■ WHAT TO PRODUCE
Search the entries below. Return every line that has "code" in it.

■ INPUT

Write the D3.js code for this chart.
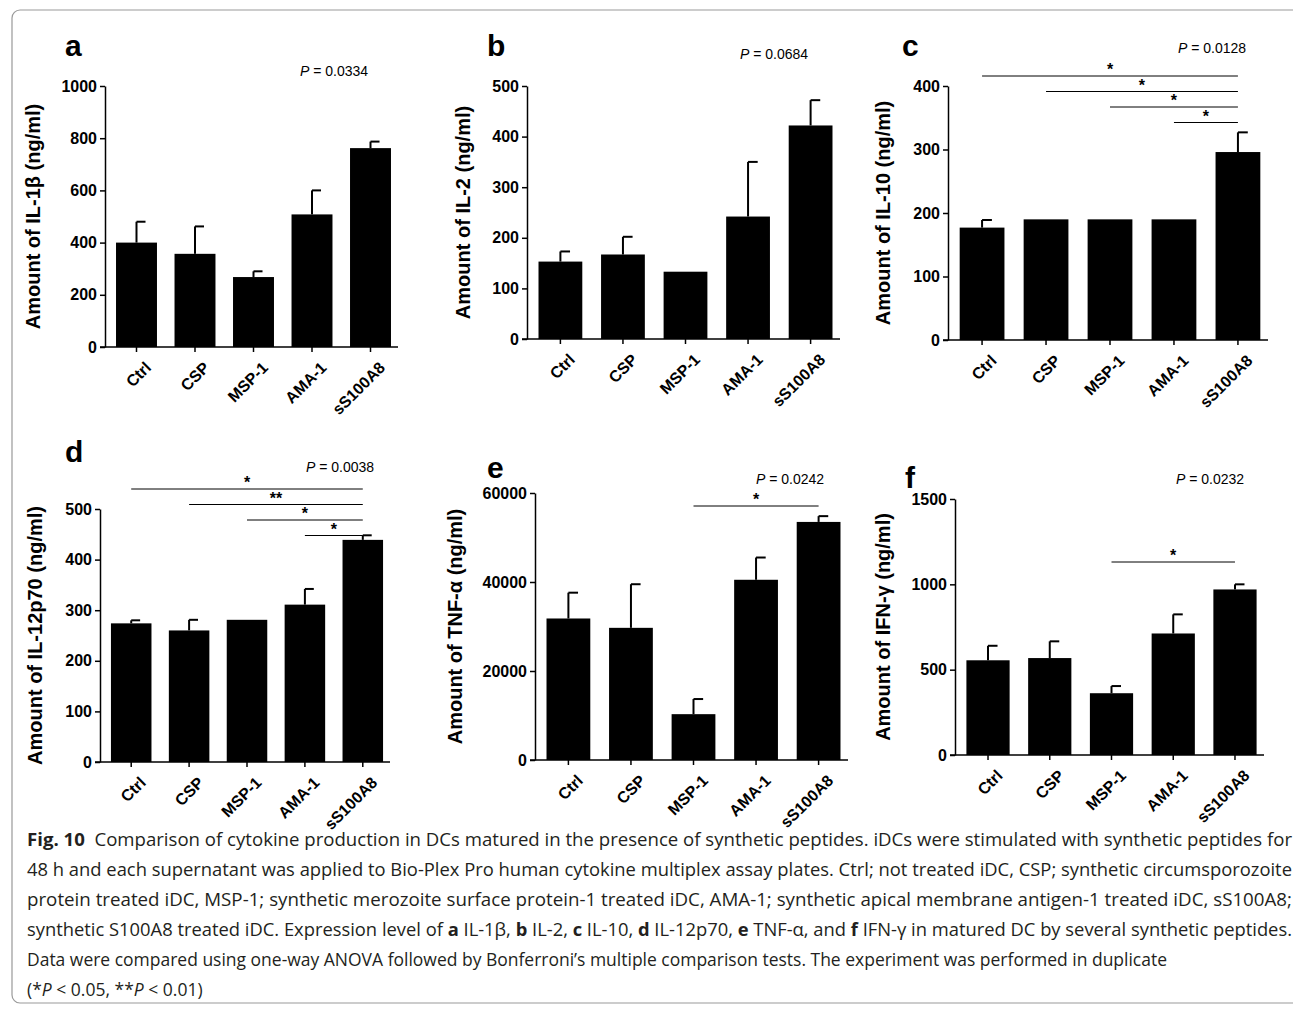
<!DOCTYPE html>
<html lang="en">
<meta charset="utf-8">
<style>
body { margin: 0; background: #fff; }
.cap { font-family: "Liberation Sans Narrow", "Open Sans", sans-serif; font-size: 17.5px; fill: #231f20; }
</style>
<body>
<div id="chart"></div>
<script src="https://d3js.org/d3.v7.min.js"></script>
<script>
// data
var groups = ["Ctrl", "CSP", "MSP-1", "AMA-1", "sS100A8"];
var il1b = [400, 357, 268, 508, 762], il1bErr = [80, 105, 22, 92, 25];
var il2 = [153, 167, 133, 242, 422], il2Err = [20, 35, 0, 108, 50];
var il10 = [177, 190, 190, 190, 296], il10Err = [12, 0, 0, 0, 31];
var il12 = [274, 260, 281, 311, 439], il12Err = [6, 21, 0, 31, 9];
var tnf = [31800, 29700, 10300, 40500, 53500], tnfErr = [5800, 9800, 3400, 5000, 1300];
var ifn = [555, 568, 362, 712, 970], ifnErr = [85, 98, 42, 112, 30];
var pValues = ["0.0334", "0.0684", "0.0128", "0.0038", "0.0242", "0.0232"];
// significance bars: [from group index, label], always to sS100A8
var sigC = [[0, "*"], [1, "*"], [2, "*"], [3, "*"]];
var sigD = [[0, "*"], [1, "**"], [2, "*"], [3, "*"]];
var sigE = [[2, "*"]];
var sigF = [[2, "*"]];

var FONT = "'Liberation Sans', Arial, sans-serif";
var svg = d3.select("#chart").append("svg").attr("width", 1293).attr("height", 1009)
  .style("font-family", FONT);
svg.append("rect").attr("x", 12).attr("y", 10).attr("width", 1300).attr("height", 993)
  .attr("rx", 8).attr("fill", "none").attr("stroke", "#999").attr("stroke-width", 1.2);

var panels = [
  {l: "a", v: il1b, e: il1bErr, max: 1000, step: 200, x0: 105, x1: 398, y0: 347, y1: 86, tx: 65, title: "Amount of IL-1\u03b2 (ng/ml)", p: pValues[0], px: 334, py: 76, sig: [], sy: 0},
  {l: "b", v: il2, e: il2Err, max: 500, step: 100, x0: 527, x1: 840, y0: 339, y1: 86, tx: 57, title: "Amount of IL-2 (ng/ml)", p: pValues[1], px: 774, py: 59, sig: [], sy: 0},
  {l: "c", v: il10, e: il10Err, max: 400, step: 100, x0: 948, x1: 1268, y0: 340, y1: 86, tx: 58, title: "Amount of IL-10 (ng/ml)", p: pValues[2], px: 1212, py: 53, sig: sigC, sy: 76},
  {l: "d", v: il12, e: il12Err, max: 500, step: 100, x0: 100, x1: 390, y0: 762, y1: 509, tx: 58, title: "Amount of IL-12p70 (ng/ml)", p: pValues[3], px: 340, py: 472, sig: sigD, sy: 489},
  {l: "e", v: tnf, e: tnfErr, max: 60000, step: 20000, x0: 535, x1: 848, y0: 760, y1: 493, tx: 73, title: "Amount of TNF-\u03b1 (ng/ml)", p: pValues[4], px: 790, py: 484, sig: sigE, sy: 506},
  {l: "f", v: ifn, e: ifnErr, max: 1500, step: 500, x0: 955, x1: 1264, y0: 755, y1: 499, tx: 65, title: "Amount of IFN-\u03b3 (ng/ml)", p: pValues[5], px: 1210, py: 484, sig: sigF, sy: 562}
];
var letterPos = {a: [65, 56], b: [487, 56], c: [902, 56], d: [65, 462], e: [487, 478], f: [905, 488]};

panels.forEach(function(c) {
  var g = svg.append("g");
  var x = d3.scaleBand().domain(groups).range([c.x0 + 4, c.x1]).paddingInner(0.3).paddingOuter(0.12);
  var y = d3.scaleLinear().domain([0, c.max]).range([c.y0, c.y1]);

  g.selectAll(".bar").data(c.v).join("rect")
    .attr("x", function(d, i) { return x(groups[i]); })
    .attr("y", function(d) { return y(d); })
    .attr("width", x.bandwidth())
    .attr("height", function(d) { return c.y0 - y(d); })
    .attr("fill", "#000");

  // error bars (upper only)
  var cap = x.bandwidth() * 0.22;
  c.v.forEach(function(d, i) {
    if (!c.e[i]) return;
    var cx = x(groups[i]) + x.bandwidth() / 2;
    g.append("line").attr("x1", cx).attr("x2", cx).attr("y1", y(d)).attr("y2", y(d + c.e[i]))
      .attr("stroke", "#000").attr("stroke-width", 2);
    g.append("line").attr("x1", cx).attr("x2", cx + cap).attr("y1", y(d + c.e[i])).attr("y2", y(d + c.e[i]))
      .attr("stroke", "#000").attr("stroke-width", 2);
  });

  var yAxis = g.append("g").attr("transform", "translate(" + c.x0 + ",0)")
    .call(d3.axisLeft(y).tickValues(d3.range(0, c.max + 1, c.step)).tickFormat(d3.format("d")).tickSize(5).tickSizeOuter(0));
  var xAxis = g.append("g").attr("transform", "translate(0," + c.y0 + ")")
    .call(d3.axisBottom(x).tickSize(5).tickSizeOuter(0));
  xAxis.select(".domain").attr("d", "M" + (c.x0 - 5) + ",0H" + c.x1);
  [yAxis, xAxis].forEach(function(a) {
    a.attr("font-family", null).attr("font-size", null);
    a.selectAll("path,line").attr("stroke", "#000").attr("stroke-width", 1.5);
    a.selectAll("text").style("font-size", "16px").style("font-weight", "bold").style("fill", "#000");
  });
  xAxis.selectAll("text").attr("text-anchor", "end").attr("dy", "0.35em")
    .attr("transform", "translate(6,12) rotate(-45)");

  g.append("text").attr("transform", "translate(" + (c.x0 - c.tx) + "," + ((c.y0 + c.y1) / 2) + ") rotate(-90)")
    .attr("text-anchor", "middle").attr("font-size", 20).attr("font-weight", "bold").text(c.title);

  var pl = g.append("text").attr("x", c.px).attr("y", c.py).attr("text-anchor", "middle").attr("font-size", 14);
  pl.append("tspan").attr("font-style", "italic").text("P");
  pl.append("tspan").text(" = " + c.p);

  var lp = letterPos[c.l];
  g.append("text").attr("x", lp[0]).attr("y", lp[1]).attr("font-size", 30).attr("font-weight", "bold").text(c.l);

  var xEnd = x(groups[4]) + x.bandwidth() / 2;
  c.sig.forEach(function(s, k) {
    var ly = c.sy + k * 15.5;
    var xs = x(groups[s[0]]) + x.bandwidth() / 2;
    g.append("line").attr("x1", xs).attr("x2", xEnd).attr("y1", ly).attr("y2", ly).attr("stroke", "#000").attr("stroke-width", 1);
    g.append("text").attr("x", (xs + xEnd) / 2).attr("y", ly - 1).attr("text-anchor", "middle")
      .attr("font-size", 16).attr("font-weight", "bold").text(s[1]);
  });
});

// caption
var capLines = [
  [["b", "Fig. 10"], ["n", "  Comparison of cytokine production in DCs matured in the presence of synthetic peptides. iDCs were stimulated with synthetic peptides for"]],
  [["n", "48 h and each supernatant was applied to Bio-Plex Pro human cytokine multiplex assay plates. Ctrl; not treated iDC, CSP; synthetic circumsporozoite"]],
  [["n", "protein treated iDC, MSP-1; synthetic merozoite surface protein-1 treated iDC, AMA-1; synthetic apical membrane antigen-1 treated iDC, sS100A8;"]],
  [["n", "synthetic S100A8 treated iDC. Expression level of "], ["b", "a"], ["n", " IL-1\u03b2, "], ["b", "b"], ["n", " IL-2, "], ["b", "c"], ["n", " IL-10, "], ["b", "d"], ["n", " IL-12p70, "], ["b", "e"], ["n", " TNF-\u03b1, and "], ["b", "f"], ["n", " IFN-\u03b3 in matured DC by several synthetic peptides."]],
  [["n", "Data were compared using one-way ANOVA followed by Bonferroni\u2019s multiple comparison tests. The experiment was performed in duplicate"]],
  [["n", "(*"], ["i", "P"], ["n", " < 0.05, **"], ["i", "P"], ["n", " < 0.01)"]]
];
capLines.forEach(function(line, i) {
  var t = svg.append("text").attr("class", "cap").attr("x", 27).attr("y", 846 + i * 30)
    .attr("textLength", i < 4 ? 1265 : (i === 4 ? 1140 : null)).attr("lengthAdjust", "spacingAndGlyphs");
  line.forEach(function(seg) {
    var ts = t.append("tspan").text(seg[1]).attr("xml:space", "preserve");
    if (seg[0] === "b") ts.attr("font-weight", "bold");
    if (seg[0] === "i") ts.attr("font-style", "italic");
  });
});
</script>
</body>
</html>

--

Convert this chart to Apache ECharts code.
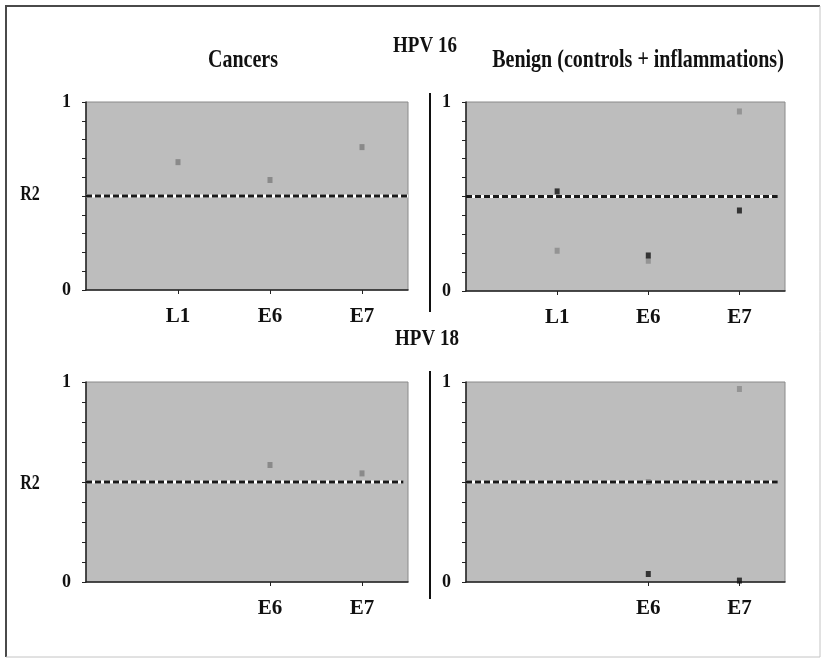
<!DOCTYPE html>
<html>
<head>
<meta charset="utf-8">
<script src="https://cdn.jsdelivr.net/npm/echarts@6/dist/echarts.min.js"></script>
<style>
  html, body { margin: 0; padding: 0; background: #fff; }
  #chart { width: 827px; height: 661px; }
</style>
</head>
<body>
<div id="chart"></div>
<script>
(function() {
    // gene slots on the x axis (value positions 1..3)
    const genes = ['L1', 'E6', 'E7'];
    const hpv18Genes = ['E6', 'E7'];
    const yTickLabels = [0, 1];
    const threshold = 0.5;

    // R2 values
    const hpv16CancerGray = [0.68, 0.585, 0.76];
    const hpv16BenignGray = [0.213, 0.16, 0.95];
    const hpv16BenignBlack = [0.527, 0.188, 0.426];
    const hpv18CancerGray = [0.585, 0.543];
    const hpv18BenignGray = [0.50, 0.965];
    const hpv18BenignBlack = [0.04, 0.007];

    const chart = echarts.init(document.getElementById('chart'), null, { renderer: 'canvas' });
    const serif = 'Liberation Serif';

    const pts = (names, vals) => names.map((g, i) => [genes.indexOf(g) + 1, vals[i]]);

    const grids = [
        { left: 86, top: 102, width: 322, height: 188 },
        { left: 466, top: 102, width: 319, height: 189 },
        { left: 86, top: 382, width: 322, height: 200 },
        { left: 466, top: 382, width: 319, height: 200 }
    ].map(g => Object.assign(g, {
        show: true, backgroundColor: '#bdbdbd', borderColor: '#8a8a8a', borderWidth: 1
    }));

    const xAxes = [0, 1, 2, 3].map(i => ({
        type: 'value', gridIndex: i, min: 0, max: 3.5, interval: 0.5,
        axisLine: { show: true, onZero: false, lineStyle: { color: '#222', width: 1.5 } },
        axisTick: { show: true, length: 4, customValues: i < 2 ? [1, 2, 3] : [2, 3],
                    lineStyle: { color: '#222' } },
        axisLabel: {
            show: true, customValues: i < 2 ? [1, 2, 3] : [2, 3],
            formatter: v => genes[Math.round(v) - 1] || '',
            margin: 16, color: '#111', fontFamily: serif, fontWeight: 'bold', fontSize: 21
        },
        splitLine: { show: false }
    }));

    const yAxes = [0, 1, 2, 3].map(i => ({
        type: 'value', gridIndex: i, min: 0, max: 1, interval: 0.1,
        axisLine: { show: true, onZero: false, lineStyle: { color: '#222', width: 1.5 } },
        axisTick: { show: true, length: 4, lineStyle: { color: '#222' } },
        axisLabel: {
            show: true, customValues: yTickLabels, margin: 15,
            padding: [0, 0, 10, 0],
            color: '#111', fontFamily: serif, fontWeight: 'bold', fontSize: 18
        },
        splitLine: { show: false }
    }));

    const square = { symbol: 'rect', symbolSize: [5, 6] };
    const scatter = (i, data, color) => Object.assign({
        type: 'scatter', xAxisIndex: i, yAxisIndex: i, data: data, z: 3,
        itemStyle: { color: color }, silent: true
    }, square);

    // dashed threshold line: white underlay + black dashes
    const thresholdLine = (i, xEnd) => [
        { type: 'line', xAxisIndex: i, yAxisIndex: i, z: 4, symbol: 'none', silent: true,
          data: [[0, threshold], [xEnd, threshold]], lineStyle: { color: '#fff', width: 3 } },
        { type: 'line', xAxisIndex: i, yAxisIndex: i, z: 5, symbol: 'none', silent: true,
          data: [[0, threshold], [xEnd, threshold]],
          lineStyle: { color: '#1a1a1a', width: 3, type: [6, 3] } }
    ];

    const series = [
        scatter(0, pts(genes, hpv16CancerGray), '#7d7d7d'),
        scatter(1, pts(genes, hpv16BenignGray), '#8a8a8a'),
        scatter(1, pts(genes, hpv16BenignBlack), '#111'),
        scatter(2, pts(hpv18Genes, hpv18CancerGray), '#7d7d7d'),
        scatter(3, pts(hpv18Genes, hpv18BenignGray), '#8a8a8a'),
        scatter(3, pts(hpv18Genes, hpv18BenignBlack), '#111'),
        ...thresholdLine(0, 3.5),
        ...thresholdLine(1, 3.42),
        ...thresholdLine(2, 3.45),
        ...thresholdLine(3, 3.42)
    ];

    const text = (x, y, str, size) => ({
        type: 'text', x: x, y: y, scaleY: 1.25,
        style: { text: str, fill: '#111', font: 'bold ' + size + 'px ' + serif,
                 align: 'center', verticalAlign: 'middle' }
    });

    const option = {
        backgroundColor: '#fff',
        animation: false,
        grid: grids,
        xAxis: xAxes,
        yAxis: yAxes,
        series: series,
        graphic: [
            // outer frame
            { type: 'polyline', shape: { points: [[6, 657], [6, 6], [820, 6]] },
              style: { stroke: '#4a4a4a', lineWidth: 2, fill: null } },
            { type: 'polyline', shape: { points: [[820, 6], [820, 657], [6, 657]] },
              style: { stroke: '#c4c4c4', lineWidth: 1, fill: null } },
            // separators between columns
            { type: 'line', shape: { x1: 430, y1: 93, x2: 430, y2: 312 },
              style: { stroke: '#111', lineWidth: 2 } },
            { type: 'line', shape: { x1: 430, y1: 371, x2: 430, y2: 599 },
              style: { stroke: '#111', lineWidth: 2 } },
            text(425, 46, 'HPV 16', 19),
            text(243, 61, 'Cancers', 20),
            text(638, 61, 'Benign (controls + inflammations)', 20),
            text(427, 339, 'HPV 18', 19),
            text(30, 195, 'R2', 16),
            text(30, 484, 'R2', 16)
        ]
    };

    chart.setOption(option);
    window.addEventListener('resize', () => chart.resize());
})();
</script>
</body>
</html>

■ EXPECTED ANSWER
Write the D3.js code for this chart.
Convert this chart to Apache ECharts code.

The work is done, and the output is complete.